Teff is a multipurpose crop which has a high importance for the Ethiopian diet and culture. In Ethiopia, teff provides two-thirds of the daily protein intake. It is not only important for human nutrition, but also as fodder for livestock, or as building material. Teff is the main ingredient to prepare injera, a sourdough-risen flatbread. During meals, it is often eaten with meat or ground pulses. Sometimes it is also eaten as porridge. Moreover, teff can be used to prepare alcoholic drinks, called arak'e or katikalla or beer, called t'ella or fersso. Finally, due to its high mineral content, teff is also mixed with soybeans, chickpeas or other grains to manufacture baby foods.

Farmers in Ethiopia believe that consumers prefer white teff over darker varieties. As a nutritious fodder, teff is used to feed ruminants in Ethiopia and horses in the US. It is a source of animal feed, especially during the dry season, and it is often preferred over straw from other cereals. Teff grass can be used as a construction material when mixed with mud to plaster the walls of local grain storage facilities.

===Nutrition===

Uncooked teff is 9% water, 73% carbohydrates, 13% protein, and 2% fat. Cooked teff is 75% water, 20% carbohydrates, 4% protein, and less than 1% fat. A 100 g reference serving of cooked teff provides 101 kcal of food energy, is a rich source of protein, dietary fiber, and manganese, and contains moderate amounts of thiamin, phosphorus, iron, magnesium, and zinc. The fiber content in teff is also higher than in most other cereals.

Teff is gluten free, and a method has been developed to process teff into a flour with a wider range of baking applications, such as for bread and pasta.

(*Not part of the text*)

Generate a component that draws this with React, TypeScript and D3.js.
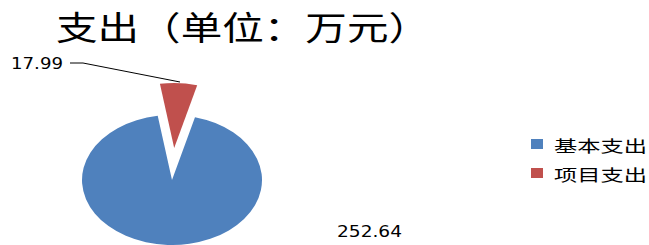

| Amino-acid | Concentration in raw teff, in g/16gN |
|---|---|
| Lysine | 3.68 |
| Isoleucine | 4.07 |
| Leucine | 8.53 |
| Valine | 5.46 |
| Phenylalaline | 5.69 |
| Tyrosine | 3.84 |
| Tryptophan | 1.30 |
| Threonine | 4.32 |
| Histidine | 3.21 |
| Arginine | 5.15 |
| Methionine | 4.06 |
| Cystine | 2.50 |
| Asparagine + Aspartic Acid | 6.4 |
| Proline | 8.2 |
| Serine | 4.1 |
| Glutamine + Glutamic Acid | 21.8 |
| Glycine | 3.1 |
| Alanine | 10.1 |

== Patent and bio-piracy ==

In 2003, a Dutch company, Health and Performance Food International (HPFI), paired with the Ethiopian Institute of Biodiversity Conservation to introduce teff to European markets. The agreement was for Ethiopia to provide HPFI with a dozen strains of teff to market globally, and the two entities would split the proceeds. HPFI's CEO, Jans Roosjen, took out two patents on teff in 2003 and 2007, claiming that his way of milling and storing the flour was unique. HPFI went bankrupt in 2009, allowing Roosjen to utilize those patents and the marketing rights for the grain while being freed from the original agreement with Ethiopia. Ethiopia only received 4,000 euros over five years of collaboration. Roosjen sued a Dutch bakery company, Bakels, for patent infringement through selling teff baked goods. The Dutch patent office declared the patent void, stating that the methods used to bake and mix flours were "general professional knowledge". Teff is inherent to Ethiopia's national culture and identity. The government of Ethiopia has expressed intent to hold Roosjen accountable under patent law, and to regain ownership over international markets of its most important food.

== Allergy ==
There is a documented case of a 29-year-old employee at an organic food production facility who was confirmed to be hypersensitive to teff. The allergy developed through oral exposure during routine product sampling (cereal and bread made from teff flour) at the workplace. Within 5 minutes of exposure to the allergen, symptoms such as a burning sensation in the mouth, tongue swelling, and swallowing difficulties appeared. The man described was also found to have an isolated allergy to milk thistle, as well as an allergy to wasp venom and certain raw fruits and vegetables. Given the growing popularity of teff as a substitute for traditional grains in a gluten-free diet, it can be assumed that hypersensitivity to this plant will be diagnosed more and more frequently.